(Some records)
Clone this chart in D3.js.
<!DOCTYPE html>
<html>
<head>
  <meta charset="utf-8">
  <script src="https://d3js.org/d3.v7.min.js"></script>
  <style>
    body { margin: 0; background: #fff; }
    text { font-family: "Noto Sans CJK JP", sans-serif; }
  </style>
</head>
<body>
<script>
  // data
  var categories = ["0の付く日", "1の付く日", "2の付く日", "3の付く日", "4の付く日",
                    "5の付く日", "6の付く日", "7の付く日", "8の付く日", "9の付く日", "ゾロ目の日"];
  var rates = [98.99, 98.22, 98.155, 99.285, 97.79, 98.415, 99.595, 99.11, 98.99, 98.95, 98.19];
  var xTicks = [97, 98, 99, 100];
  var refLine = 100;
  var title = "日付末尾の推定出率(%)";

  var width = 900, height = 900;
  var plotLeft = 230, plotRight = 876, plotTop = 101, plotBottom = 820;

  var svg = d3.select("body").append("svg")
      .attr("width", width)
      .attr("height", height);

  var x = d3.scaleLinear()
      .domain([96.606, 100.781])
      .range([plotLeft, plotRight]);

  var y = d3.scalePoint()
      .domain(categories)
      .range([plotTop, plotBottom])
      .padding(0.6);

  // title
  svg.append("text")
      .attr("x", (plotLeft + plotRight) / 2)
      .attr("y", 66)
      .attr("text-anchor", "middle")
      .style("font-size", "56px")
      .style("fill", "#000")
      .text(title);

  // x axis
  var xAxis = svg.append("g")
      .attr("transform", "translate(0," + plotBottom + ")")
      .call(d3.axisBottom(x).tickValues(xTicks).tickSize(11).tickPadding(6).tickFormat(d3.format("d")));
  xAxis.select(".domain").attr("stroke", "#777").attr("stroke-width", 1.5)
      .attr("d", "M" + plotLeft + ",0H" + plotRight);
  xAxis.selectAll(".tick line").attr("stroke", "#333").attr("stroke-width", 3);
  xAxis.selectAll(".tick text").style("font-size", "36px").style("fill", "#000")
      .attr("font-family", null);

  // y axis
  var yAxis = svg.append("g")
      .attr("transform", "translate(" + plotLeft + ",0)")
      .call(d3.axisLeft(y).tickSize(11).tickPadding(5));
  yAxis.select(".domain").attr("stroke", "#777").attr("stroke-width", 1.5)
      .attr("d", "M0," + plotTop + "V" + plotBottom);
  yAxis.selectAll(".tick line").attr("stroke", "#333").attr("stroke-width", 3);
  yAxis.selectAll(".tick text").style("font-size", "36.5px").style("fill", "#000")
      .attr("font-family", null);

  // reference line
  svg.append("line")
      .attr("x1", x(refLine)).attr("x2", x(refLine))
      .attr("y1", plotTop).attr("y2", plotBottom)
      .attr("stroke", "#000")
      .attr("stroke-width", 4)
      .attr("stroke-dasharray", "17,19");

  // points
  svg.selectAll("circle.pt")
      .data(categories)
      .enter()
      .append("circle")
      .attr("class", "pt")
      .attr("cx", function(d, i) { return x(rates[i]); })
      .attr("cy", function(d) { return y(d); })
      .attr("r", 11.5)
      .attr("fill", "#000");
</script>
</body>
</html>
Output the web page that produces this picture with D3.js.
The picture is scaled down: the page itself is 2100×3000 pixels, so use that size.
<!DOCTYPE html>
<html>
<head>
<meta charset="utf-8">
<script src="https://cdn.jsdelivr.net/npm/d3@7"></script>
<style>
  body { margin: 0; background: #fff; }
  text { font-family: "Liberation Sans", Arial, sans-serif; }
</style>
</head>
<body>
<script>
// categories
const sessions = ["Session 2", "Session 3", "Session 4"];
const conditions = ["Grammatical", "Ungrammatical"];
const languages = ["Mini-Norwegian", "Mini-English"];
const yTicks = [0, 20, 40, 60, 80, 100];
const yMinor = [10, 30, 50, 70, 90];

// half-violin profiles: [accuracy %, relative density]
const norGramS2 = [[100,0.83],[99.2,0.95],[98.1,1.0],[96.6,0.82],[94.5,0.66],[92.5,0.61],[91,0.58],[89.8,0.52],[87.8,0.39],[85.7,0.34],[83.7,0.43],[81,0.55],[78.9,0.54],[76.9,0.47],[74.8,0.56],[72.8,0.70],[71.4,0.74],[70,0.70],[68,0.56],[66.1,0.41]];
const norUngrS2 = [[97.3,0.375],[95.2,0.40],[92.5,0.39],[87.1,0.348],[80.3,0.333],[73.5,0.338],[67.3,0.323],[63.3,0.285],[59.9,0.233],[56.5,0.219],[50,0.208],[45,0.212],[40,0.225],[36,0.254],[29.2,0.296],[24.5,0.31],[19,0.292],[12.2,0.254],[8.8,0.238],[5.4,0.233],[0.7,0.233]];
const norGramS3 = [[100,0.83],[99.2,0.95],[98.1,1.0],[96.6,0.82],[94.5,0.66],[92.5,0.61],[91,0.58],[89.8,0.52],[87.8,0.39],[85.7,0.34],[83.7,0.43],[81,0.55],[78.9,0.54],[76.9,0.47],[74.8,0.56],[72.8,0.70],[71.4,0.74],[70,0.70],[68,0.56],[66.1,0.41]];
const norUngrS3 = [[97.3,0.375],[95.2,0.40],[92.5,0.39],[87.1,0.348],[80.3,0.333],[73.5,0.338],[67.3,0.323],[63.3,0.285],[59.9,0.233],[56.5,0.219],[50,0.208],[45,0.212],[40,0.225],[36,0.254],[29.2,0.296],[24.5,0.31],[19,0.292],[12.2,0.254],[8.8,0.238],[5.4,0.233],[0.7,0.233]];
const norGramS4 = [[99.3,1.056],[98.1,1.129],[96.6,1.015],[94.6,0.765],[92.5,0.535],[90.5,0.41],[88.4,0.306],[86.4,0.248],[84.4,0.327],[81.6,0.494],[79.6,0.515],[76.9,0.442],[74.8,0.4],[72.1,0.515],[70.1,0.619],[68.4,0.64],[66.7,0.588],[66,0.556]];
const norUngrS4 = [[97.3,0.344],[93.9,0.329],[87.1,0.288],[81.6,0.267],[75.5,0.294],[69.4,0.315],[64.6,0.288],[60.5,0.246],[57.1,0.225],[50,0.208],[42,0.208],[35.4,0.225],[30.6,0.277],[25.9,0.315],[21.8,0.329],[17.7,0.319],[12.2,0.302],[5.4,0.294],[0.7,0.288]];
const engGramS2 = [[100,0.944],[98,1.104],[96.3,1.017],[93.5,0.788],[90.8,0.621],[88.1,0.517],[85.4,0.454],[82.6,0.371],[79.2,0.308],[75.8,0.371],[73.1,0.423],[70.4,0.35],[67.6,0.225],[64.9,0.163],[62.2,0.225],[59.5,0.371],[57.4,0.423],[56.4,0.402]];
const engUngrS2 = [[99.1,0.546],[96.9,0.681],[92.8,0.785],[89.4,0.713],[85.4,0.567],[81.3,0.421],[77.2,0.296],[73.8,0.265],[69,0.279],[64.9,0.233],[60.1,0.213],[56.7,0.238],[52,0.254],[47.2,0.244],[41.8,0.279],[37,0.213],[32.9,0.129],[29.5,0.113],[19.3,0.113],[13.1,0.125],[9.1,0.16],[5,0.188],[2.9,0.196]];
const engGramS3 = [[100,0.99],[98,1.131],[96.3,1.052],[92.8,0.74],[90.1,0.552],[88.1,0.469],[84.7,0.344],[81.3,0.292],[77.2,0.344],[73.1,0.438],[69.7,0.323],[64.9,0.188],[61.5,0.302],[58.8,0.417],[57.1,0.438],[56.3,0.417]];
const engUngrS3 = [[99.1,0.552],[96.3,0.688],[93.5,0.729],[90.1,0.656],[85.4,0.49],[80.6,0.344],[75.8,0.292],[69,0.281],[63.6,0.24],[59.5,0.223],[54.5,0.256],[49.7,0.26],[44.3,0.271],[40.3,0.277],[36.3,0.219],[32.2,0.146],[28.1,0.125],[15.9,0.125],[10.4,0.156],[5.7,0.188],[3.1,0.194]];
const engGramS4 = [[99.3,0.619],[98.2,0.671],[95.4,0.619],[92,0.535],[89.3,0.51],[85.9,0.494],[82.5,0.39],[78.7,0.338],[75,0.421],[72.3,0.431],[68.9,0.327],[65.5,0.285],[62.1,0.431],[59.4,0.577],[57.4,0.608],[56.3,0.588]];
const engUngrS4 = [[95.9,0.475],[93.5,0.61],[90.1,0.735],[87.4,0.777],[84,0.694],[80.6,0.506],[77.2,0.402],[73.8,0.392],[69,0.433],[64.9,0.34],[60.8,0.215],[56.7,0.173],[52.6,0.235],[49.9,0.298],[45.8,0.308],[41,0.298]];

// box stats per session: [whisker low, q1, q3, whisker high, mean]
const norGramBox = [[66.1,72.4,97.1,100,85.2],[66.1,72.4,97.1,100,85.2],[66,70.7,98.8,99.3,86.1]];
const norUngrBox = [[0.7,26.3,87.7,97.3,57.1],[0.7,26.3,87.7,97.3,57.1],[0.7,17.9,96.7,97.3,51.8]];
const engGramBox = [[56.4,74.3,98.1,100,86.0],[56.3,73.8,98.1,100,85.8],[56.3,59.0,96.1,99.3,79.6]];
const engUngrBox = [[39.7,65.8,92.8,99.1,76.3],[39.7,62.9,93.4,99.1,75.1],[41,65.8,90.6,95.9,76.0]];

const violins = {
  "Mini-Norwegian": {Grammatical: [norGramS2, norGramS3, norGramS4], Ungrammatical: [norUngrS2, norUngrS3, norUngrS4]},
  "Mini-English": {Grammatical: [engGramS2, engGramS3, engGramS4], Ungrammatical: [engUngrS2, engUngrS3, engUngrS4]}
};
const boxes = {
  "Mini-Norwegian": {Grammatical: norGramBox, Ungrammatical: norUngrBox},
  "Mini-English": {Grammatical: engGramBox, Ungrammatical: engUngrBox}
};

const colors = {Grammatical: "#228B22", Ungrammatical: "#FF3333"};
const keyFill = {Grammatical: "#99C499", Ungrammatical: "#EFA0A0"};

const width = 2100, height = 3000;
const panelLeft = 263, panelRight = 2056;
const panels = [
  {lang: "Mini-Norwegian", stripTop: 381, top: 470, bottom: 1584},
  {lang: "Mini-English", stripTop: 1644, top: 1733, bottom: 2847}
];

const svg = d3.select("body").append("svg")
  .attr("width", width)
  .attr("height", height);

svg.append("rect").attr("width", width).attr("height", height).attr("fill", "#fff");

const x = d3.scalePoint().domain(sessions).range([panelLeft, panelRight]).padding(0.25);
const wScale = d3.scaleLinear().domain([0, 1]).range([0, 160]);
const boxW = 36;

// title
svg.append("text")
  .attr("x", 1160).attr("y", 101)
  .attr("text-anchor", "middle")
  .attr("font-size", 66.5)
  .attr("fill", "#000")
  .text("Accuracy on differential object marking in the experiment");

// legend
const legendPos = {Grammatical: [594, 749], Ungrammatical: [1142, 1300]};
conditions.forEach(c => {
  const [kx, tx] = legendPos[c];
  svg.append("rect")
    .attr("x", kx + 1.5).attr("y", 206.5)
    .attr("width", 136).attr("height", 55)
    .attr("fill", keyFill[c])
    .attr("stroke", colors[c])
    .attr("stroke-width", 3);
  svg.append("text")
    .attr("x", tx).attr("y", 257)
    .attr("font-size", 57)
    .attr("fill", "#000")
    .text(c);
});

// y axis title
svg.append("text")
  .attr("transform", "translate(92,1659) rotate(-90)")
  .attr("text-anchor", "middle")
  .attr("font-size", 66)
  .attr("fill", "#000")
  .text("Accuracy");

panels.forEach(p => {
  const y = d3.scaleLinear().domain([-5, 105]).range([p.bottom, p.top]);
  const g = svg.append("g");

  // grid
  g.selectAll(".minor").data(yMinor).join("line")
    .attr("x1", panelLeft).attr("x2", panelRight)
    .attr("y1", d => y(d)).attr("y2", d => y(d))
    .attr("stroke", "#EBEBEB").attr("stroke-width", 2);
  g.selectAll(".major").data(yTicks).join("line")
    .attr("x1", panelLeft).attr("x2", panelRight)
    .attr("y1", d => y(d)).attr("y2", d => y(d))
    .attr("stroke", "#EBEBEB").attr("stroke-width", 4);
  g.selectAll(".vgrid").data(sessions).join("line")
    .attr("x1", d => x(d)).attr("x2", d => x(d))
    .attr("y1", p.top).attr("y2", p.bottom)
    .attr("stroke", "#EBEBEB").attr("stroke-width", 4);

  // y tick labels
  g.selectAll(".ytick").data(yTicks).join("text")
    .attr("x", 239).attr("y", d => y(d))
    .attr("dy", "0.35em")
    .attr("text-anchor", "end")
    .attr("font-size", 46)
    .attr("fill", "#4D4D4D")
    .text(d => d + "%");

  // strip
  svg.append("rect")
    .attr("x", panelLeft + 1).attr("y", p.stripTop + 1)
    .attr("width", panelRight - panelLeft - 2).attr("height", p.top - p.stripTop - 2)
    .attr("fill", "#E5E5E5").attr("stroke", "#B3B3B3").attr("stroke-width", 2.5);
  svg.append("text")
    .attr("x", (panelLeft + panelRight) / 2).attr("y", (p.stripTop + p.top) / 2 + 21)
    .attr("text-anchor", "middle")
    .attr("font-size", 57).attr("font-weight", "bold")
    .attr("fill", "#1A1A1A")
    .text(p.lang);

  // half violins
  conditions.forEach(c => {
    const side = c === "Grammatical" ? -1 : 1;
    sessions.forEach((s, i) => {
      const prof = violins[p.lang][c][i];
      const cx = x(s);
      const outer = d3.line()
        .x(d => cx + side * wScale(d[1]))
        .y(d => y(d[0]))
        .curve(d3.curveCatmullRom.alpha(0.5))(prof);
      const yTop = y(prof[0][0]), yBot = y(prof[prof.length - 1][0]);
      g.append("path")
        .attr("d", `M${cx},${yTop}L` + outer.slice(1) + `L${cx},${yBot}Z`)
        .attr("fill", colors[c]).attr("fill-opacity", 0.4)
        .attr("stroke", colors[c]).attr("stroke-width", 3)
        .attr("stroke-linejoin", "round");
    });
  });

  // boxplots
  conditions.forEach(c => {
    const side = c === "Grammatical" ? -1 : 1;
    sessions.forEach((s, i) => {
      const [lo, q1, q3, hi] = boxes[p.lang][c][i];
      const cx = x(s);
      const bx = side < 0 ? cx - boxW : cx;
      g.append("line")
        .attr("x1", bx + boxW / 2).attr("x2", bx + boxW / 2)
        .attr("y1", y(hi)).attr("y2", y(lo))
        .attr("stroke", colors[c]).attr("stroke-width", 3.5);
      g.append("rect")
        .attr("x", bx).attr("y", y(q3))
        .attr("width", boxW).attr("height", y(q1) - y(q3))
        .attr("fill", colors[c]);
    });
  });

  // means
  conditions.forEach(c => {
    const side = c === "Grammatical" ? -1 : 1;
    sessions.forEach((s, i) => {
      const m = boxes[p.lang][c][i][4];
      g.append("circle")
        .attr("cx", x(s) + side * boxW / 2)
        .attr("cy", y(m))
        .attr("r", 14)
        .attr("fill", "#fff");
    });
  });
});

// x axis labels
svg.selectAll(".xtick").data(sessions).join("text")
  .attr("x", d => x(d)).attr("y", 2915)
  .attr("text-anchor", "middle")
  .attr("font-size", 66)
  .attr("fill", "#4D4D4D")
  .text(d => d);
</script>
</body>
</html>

→ **PROBLEM STATEMENT**
The required output is an exact reproduction of the lines starting at the one that contains "The picture is" and ending at the one that contains "const yMinor = [10, 30, 50, 70, 90];". Both boundary lines belong to it.

→ **WRITTEN REPLY**
The picture is scaled down: the page itself is 2100×3000 pixels, so use that size.
<!DOCTYPE html>
<html>
<head>
<meta charset="utf-8">
<script src="https://cdn.jsdelivr.net/npm/d3@7"></script>
<style>
  body { margin: 0; background: #fff; }
  text { font-family: "Liberation Sans", Arial, sans-serif; }
</style>
</head>
<body>
<script>
// categories
const sessions = ["Session 2", "Session 3", "Session 4"];
const conditions = ["Grammatical", "Ungrammatical"];
const languages = ["Mini-Norwegian", "Mini-English"];
const yTicks = [0, 20, 40, 60, 80, 100];
const yMinor = [10, 30, 50, 70, 90];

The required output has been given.